One of the major strengths of the work is that the authors expertly question and deconstruct taken-for-granted social concepts of space, time, sexuality, and relationships as they intersect with notions of gender, thereby substantially enriching research methodologies and interdisciplinary investigations. Scholars like Mary Jane Kehily and Anoop Nayak, as well as Hannah Tavares, interrogate ideas of locality and its role in forming gendered identities and perceptions of sociocultural and racial differences. In their chapter, Kehily and Nayak explore the consumption of global popular culture by British girls in four working-class communities. The authors find that girls differentially consume, negotiate, and adapt messages from television, film, music, dance, and electronic media to fit with their understandings of femininities developed in local contexts. By reflecting on findings generated by their British study alongside ethnographies in other settings, including Slovenia, the Netherlands, Trinidad, China, Iran, Northern Ireland, and the United States, the authors illustrate how the comparative ethnographical method can provide analytical insights [End Page 183] into global phenomena without sacrificing the depth and descriptive details of place-based studies that exemplify the anthropological tradition. In describing her experiences as a “local” Asian woman professor, Tavares demonstrates the complicated effects of postcolonial power hierarchies of race, class, gender, and origin in a Hawaiian college classroom. She examines how faculty members’ and students’ perceptions of embodied differences shape social interactions and characterizations of teaching styles. By exploring disparate notions of the local in Hawaiian history, Tavares exposes the “fiction of the essential subject” and challenges foundational underpinnings of feminist, postcolonial, and psychoanalytic theories of the unified self (77).

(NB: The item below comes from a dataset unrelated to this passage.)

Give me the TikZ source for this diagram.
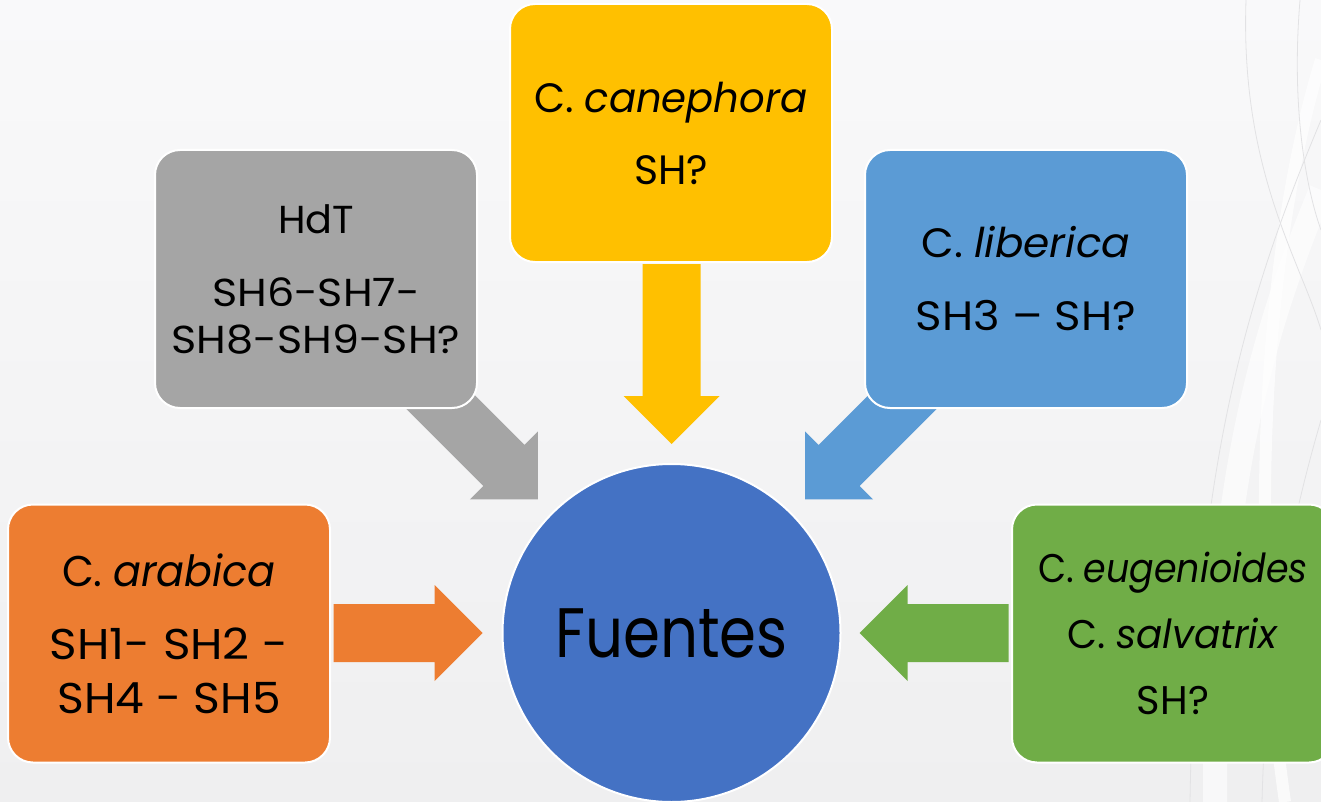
\documentclass[tikz,border=0pt]{standalone}
\usepackage{graphicx}
\usepackage{fontspec}
\setmainfont{Poppins}
\usetikzlibrary{calc}
\definecolor{cOrange}{HTML}{ED7D31}
\definecolor{cGray}{HTML}{A5A5A5}
\definecolor{cYellow}{HTML}{FFC000}
\definecolor{cBlue}{HTML}{5B9BD5}
\definecolor{cGreen}{HTML}{70AD47}
\definecolor{cCircle}{HTML}{4472C4}
\definecolor{bgTop}{HTML}{F9F9FA}
\definecolor{bgBot}{HTML}{EFEFF0}
\definecolor{swirl}{HTML}{E2E2E4}
\newcommand{\hs}[2]{\scalebox{#1}[1]{#2}}
\begin{document}
\begin{tikzpicture}[x=1pt,y=-1pt,
  box/.style={rectangle, rounded corners=25pt, minimum width=322pt, minimum height=258pt,
              draw=white, line width=2pt, align=center, inner sep=0pt, text=black},
  pics/barrow/.style n args={2}{code={
    \fill[#2] (-#1,-29) -- (-48,-29) -- (-48,-48) -- (0,0) -- (-48,48) -- (-48,29) -- (-#1,29) -- cycle;}},
]
% background
\useasboundingbox (0,0) rectangle (1321,802);
\fill[top color=bgTop, bottom color=bgBot] (0,0) rectangle (1321,802);
% swirls
\draw[white, line width=24pt, opacity=0.6] (1321,190) .. controls (1250,360) and (1215,520) .. (1215,802);
\draw[white, line width=12pt, opacity=0.7] (1321,60) .. controls (1260,260) and (1250,560) .. (1285,802);
\draw[swirl, line width=0.8pt] (1246,0) .. controls (1240,170) and (1300,260) .. (1321,330);
\draw[swirl, line width=0.8pt] (1321,120) .. controls (1245,300) and (1195,470) .. (1190,802);
\draw[swirl, line width=0.8pt] (1300,0) .. controls (1290,120) and (1310,200) .. (1321,230);
\draw[swirl, line width=0.8pt] (1321,420) .. controls (1280,560) and (1265,680) .. (1262,802);

% centre
\node[circle, minimum size=338pt, fill=cCircle, draw=white, line width=2pt, inner sep=0pt,
      font=\fontsize{70}{80}\selectfont] (fuentes) at (671.5,633) {\hs{0.85}{Fuentes}};

% arrows (drawn before boxes)
\pic[rotate=0]    at ($(fuentes.center)+(180:189)$) {barrow={149}{cOrange}};
\pic[rotate=-45]  at ($(fuentes.center)+(-135:189)$) {barrow={180}{cGray}};
\pic[rotate=-90]  at ($(fuentes.center)+(-90:189)$) {barrow={180}{cYellow}};
\pic[rotate=-135] at ($(fuentes.center)+(-45:189)$) {barrow={180}{cBlue}};
\pic[rotate=180]  at ($(fuentes.center)+(0:188)$) {barrow={149}{cGreen}};

% boxes
\node[box, fill=cOrange, font=\fontsize{43}{54}\selectfont] (arab) at (169,633.5)
  {\hs{0.96}{C. \textit{arabica}}\\[19pt] \hs{1.09}{SH1- SH2 -}\\ \hs{1.06}{SH4 - SH5}};
\node[box, fill=cGray, font=\fontsize{39}{47}\selectfont] (hdt) at (316,279)
  {\hs{1.02}{HdT}\\[26pt] \hs{1.1}{SH6-SH7-}\\ \hs{1.1}{SH8-SH9-SH?}};
\node[box, fill=cYellow, font=\fontsize{41}{72}\selectfont] (cane) at (671,133)
  {\hs{0.98}{C. \textit{canephora}}\\ SH?};
\node[box, fill=cBlue, font=\fontsize{41}{73}\selectfont] (libe) at (1026,279)
  {\hs{1.03}{C. \textit{liberica}}\\ \hs{1.1}{SH3 – SH?}};
\node[box, fill=cGreen, font=\fontsize{40}{66}\selectfont] (euge) at (1173,633.5)
  {\hs{0.91}{C. \textit{eugenioides}}\\ \hs{0.97}{C. \textit{salvatrix}}\\ SH?};
\end{tikzpicture}
\end{document}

While Tavares’s critique is embedded in debates about geographical representations, she also delves into temporal issues, as do Shelia Cavanagh and Wayne Martino and Goli Rezai-Rashti. In her chapter, Cavanagh successfully challenges notions of time, space, human development, amorous relationships, and sexuality in her examination of lesbian-teacher sex scandals in Canada. In the early 1990s, two women came forward regarding sexual encounters they had had with their teachers when they were teenagers in the 1970s. At the time, the encounters were seen as expressions of love and affection by the participants, but upon examination twenty years later, the teachers’ behavior in the encounters was viewed as deviant and criminal by the student participants and public judiciary. Cavanagh suggests that this occurred because queer conceptions of time develop in opposition to heteronormative understandings of life stages and human development, along with the institutions of marriage and family. She notes the temporal slippages in the media’s representation of the scandals, in which the teenage girls are transmogrified into children and “remoulded as passive, innocent, and guileless” (93). She argues that ignoring student desire and agency is detrimental to their sexual and emotional health and well-being. While not condoning abusive interactions between teachers and students, Cavanagh contends that the public outcry had more to do with fears about proliferating queer identities in school, rather than interests in protecting the welfare of children.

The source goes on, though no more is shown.